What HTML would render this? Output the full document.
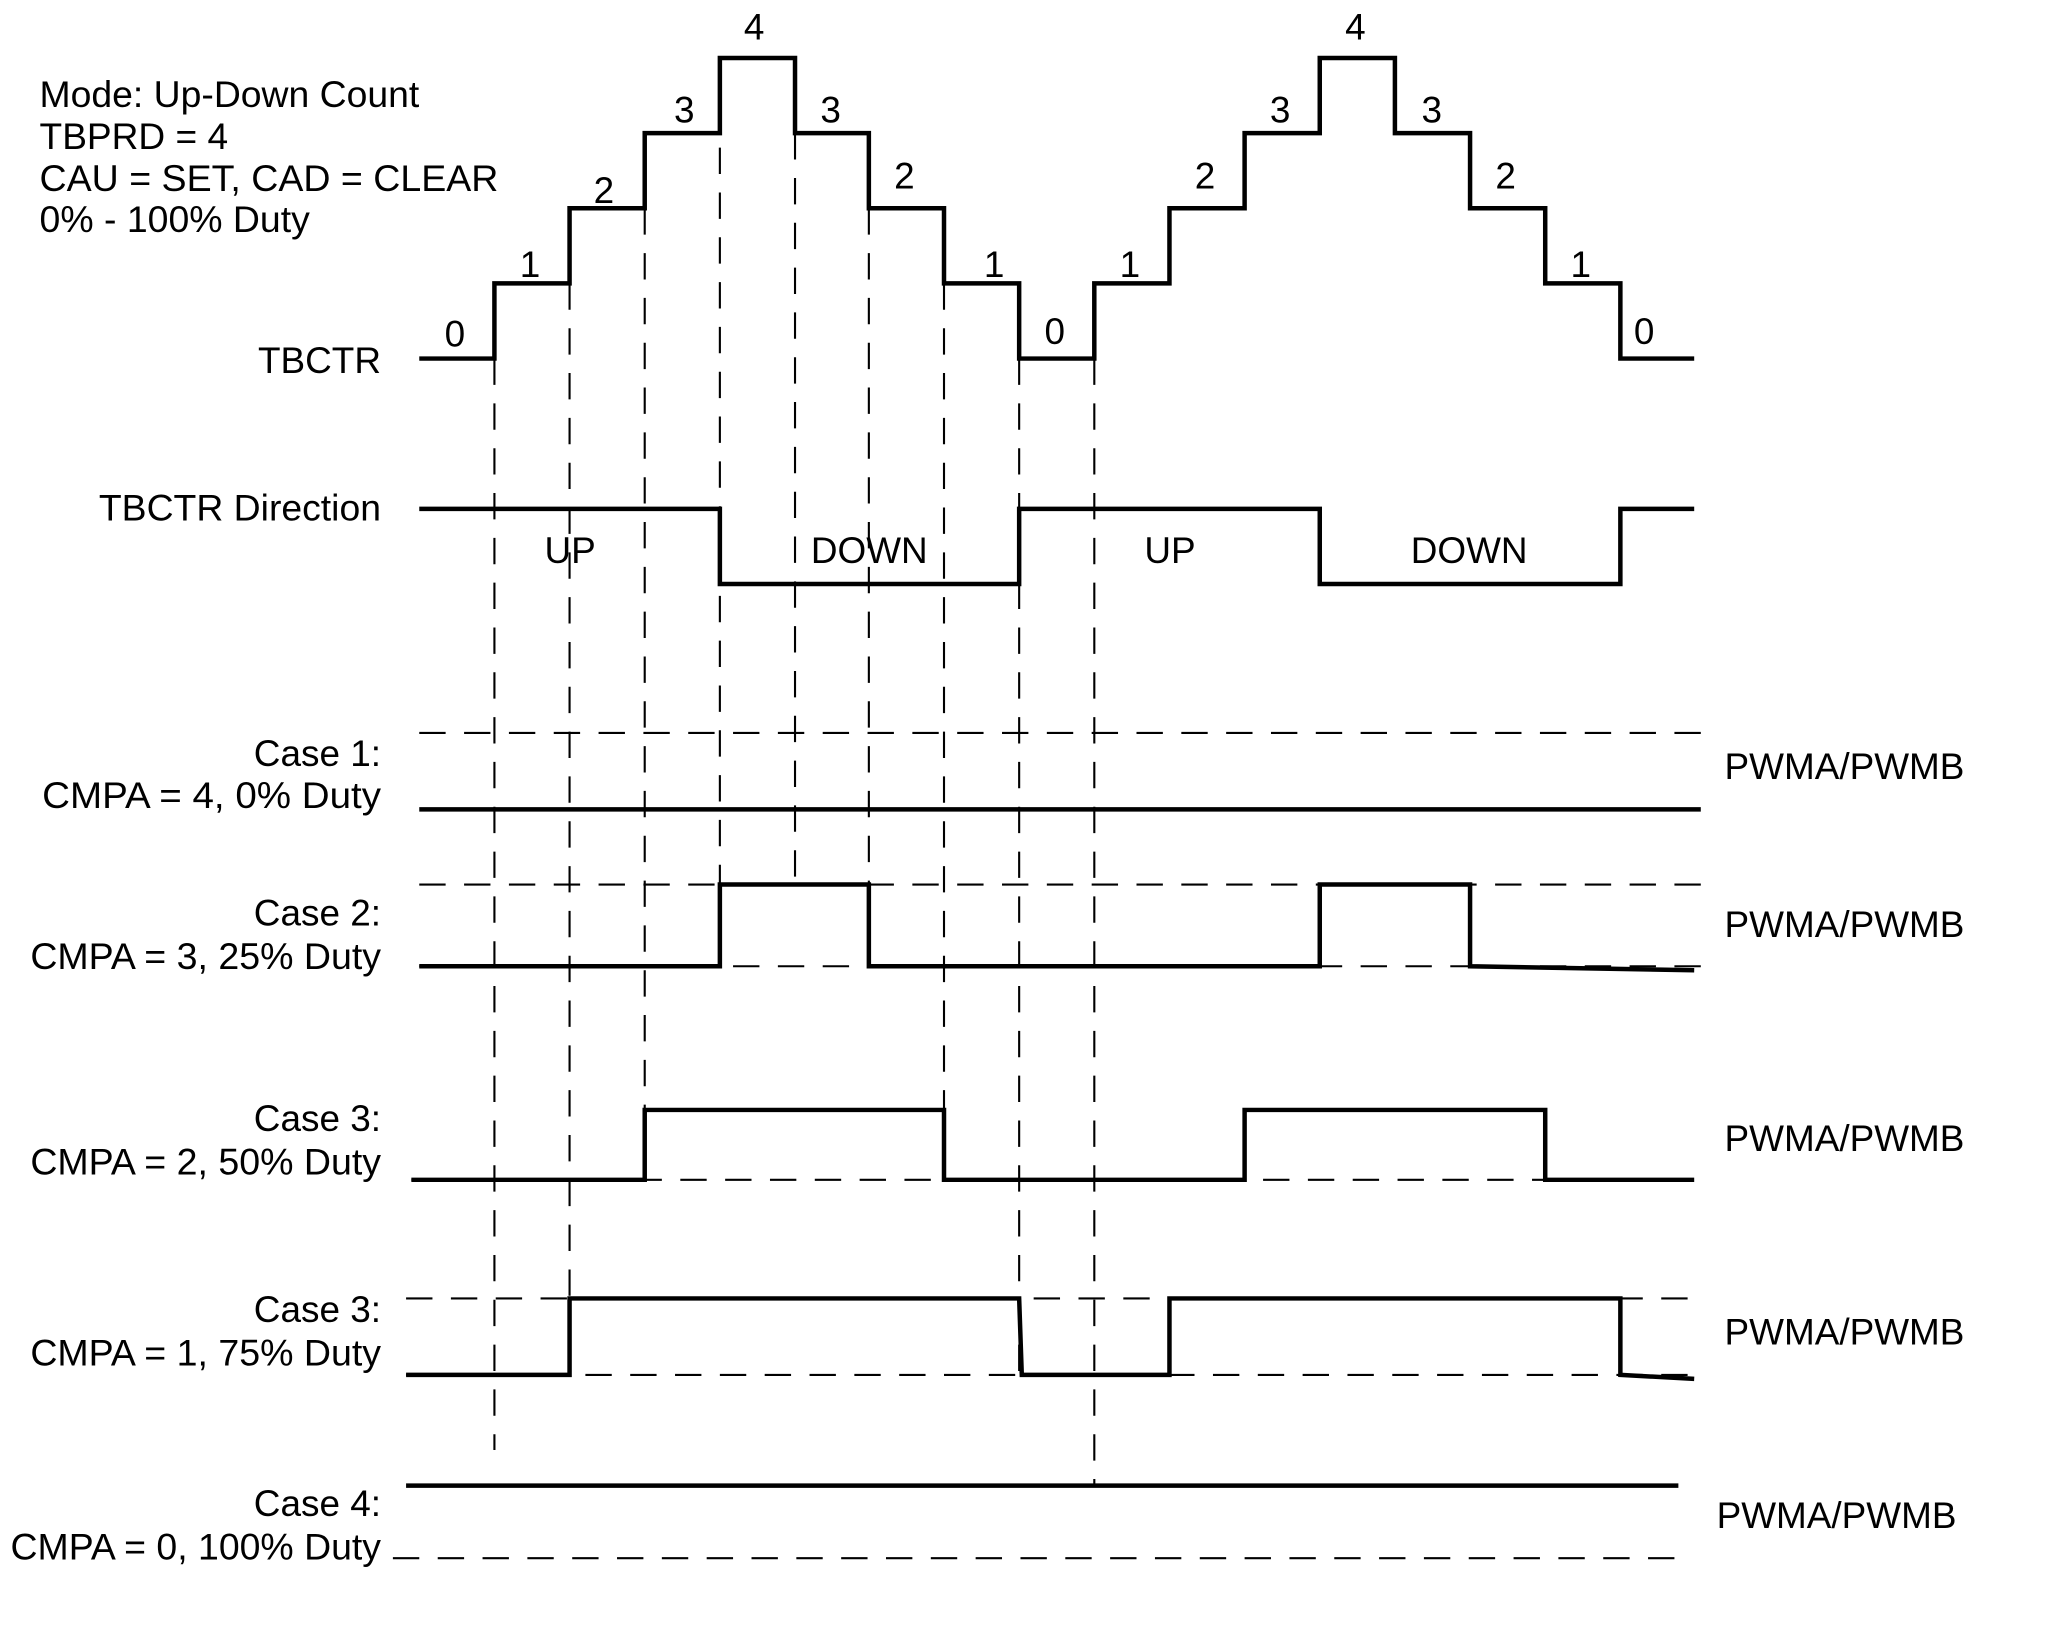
<!DOCTYPE html>
<html><head><meta charset="utf-8"><style>html,body{margin:0;padding:0;background:#fff}svg{display:block}</style></head>
<body>
<svg width="2066" height="1628" viewBox="0 0 1567 1235" preserveAspectRatio="none" xmlns="http://www.w3.org/2000/svg">
<g font-family="Liberation Sans, Arial, sans-serif" font-size="28" fill="#000">
<text x="30" y="81" textLength="288" lengthAdjust="spacingAndGlyphs">Mode: Up-Down Count</text>
<text x="30" y="113" textLength="143" lengthAdjust="spacingAndGlyphs">TBPRD = 4</text>
<text x="30" y="145" textLength="348" lengthAdjust="spacingAndGlyphs">CAU = SET, CAD = CLEAR</text>
<text x="30" y="176" textLength="205" lengthAdjust="spacingAndGlyphs">0% - 100% Duty</text>
<g text-anchor="end">
<text x="289" y="283">TBCTR</text>
<text x="289" y="395" textLength="214" lengthAdjust="spacingAndGlyphs">TBCTR Direction</text>
<text x="289" y="581">Case 1:</text>
<text x="289" y="613" textLength="257" lengthAdjust="spacingAndGlyphs">CMPA = 4,  0% Duty</text>
<text x="289" y="702">Case 2:</text>
<text x="289" y="735" textLength="266" lengthAdjust="spacingAndGlyphs">CMPA = 3, 25% Duty</text>
<text x="289" y="858">Case 3:</text>
<text x="289" y="891" textLength="266" lengthAdjust="spacingAndGlyphs">CMPA = 2, 50% Duty</text>
<text x="289" y="1003">Case 3:</text>
<text x="289" y="1036" textLength="266" lengthAdjust="spacingAndGlyphs">CMPA = 1, 75% Duty</text>
<text x="289" y="1150">Case 4:</text>
<text x="289" y="1183" textLength="281" lengthAdjust="spacingAndGlyphs">CMPA = 0, 100% Duty</text>
</g>
<text x="1308" y="591">PWMA/PWMB</text>
<text x="1308" y="711">PWMA/PWMB</text>
<text x="1308" y="873">PWMA/PWMB</text>
<text x="1308" y="1020">PWMA/PWMB</text>
<text x="1302" y="1159">PWMA/PWMB</text>
<text x="413" y="427">UP</text>
<text x="615" y="427">DOWN</text>
<text x="868" y="427">UP</text>
<text x="1070" y="427">DOWN</text>
<g text-anchor="middle">
<text x="345" y="263">0</text><text x="402" y="210">1</text><text x="458" y="154">2</text><text x="519" y="93">3</text><text x="572" y="30">4</text><text x="630" y="93">3</text><text x="686" y="143">2</text><text x="754" y="210">1</text><text x="800" y="261">0</text>
<text x="857" y="210">1</text><text x="914" y="143">2</text><text x="971" y="93">3</text><text x="1028" y="30">4</text><text x="1086" y="93">3</text><text x="1142" y="143">2</text><text x="1199" y="210">1</text><text x="1247" y="261">0</text>
</g>
</g>
<g stroke="#000" stroke-width="1.6" stroke-dasharray="20,14" fill="none">
<line x1="375" y1="272" x2="375" y2="1100"/>
<line x1="432" y1="215" x2="432" y2="1043"/>
<line x1="489" y1="158" x2="489" y2="895"/>
<line x1="546" y1="44" x2="546" y2="733"/>
<line x1="603" y1="101" x2="603" y2="671"/>
<line x1="659" y1="158" x2="659" y2="733"/>
<line x1="716" y1="215" x2="716" y2="895"/>
<line x1="773" y1="272" x2="773" y2="1043"/>
<line x1="830" y1="272" x2="830" y2="1127"/>
<line x1="318" y1="556" x2="1290" y2="556"/>
<line x1="318" y1="671" x2="1290" y2="671"/>
<line x1="318" y1="733" x2="1290" y2="733"/>
<line x1="312" y1="895" x2="1285" y2="895"/>
<line x1="308" y1="985" x2="1285" y2="985"/>
<line x1="308" y1="1043" x2="1285" y2="1043"/>
<line x1="298" y1="1182" x2="1270" y2="1182"/>
</g>
<g stroke="#000" stroke-width="3.4" fill="none">
<polyline points="318,272 375,272 375,215 432,215 432,158 489,158 489,101 546,101 546,44 603,44 603,101 659,101 659,158 716,158 716,215 773,215 773,272 830,272 830,215 887,215 887,158 944,158 944,101 1001,101 1001,44 1058,44 1058,101 1115,101 1115,158 1172,158 1172,215 1229,215 1229,272 1285,272"/>
<polyline points="318,386 546,386 546,443 773,443 773,386 1001,386 1001,443 1229,443 1229,386 1285,386"/>
<line x1="318" y1="614" x2="1290" y2="614"/>
<polyline points="318,733 546,733 546,671 659,671 659,733 1001,733 1001,671 1115,671 1115,733 1285,736"/>
<polyline points="312,895 489,895 489,842 716,842 716,895 944,895 944,842 1172,842 1172,895 1285,895"/>
<polyline points="308,1043 432,1043 432,985 773,985 775,1043 887,1043 887,985 1229,985 1229,1043 1285,1046"/>
<line x1="308" y1="1127" x2="1273" y2="1127"/>
</g>
</svg>
</body></html>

----------------

#### What to work on
Reproduce the whole listing exactly, but not the images in it.

#### Written response
What HTML would render this? Output the full document.
<!DOCTYPE html>
<html><head><meta charset="utf-8"><style>html,body{margin:0;padding:0;background:#fff}svg{display:block}</style></head>
<body>
<svg width="2066" height="1628" viewBox="0 0 1567 1235" preserveAspectRatio="none" xmlns="http://www.w3.org/2000/svg">
<g font-family="Liberation Sans, Arial, sans-serif" font-size="28" fill="#000">
<text x="30" y="81" textLength="288" lengthAdjust="spacingAndGlyphs">Mode: Up-Down Count</text>
<text x="30" y="113" textLength="143" lengthAdjust="spacingAndGlyphs">TBPRD = 4</text>
<text x="30" y="145" textLength="348" lengthAdjust="spacingAndGlyphs">CAU = SET, CAD = CLEAR</text>
<text x="30" y="176" textLength="205" lengthAdjust="spacingAndGlyphs">0% - 100% Duty</text>
<g text-anchor="end">
<text x="289" y="283">TBCTR</text>
<text x="289" y="395" textLength="214" lengthAdjust="spacingAndGlyphs">TBCTR Direction</text>
<text x="289" y="581">Case 1:</text>
<text x="289" y="613" textLength="257" lengthAdjust="spacingAndGlyphs">CMPA = 4,  0% Duty</text>
<text x="289" y="702">Case 2:</text>
<text x="289" y="735" textLength="266" lengthAdjust="spacingAndGlyphs">CMPA = 3, 25% Duty</text>
<text x="289" y="858">Case 3:</text>
<text x="289" y="891" textLength="266" lengthAdjust="spacingAndGlyphs">CMPA = 2, 50% Duty</text>
<text x="289" y="1003">Case 3:</text>
<text x="289" y="1036" textLength="266" lengthAdjust="spacingAndGlyphs">CMPA = 1, 75% Duty</text>
<text x="289" y="1150">Case 4:</text>
<text x="289" y="1183" textLength="281" lengthAdjust="spacingAndGlyphs">CMPA = 0, 100% Duty</text>
</g>
<text x="1308" y="591">PWMA/PWMB</text>
<text x="1308" y="711">PWMA/PWMB</text>
<text x="1308" y="873">PWMA/PWMB</text>
<text x="1308" y="1020">PWMA/PWMB</text>
<text x="1302" y="1159">PWMA/PWMB</text>
<text x="413" y="427">UP</text>
<text x="615" y="427">DOWN</text>
<text x="868" y="427">UP</text>
<text x="1070" y="427">DOWN</text>
<g text-anchor="middle">
<text x="345" y="263">0</text><text x="402" y="210">1</text><text x="458" y="154">2</text><text x="519" y="93">3</text><text x="572" y="30">4</text><text x="630" y="93">3</text><text x="686" y="143">2</text><text x="754" y="210">1</text><text x="800" y="261">0</text>
<text x="857" y="210">1</text><text x="914" y="143">2</text><text x="971" y="93">3</text><text x="1028" y="30">4</text><text x="1086" y="93">3</text><text x="1142" y="143">2</text><text x="1199" y="210">1</text><text x="1247" y="261">0</text>
</g>
</g>
<g stroke="#000" stroke-width="1.6" stroke-dasharray="20,14" fill="none">
<line x1="375" y1="272" x2="375" y2="1100"/>
<line x1="432" y1="215" x2="432" y2="1043"/>
<line x1="489" y1="158" x2="489" y2="895"/>
<line x1="546" y1="44" x2="546" y2="733"/>
<line x1="603" y1="101" x2="603" y2="671"/>
<line x1="659" y1="158" x2="659" y2="733"/>
<line x1="716" y1="215" x2="716" y2="895"/>
<line x1="773" y1="272" x2="773" y2="1043"/>
<line x1="830" y1="272" x2="830" y2="1127"/>
<line x1="318" y1="556" x2="1290" y2="556"/>
<line x1="318" y1="671" x2="1290" y2="671"/>
<line x1="318" y1="733" x2="1290" y2="733"/>
<line x1="312" y1="895" x2="1285" y2="895"/>
<line x1="308" y1="985" x2="1285" y2="985"/>
<line x1="308" y1="1043" x2="1285" y2="1043"/>
<line x1="298" y1="1182" x2="1270" y2="1182"/>
</g>
<g stroke="#000" stroke-width="3.4" fill="none">
<polyline points="318,272 375,272 375,215 432,215 432,158 489,158 489,101 546,101 546,44 603,44 603,101 659,101 659,158 716,158 716,215 773,215 773,272 830,272 830,215 887,215 887,158 944,158 944,101 1001,101 1001,44 1058,44 1058,101 1115,101 1115,158 1172,158 1172,215 1229,215 1229,272 1285,272"/>
<polyline points="318,386 546,386 546,443 773,443 773,386 1001,386 1001,443 1229,443 1229,386 1285,386"/>
<line x1="318" y1="614" x2="1290" y2="614"/>
<polyline points="318,733 546,733 546,671 659,671 659,733 1001,733 1001,671 1115,671 1115,733 1285,736"/>
<polyline points="312,895 489,895 489,842 716,842 716,895 944,895 944,842 1172,842 1172,895 1285,895"/>
<polyline points="308,1043 432,1043 432,985 773,985 775,1043 887,1043 887,985 1229,985 1229,1043 1285,1046"/>
<line x1="308" y1="1127" x2="1273" y2="1127"/>
</g>
</svg>
</body></html>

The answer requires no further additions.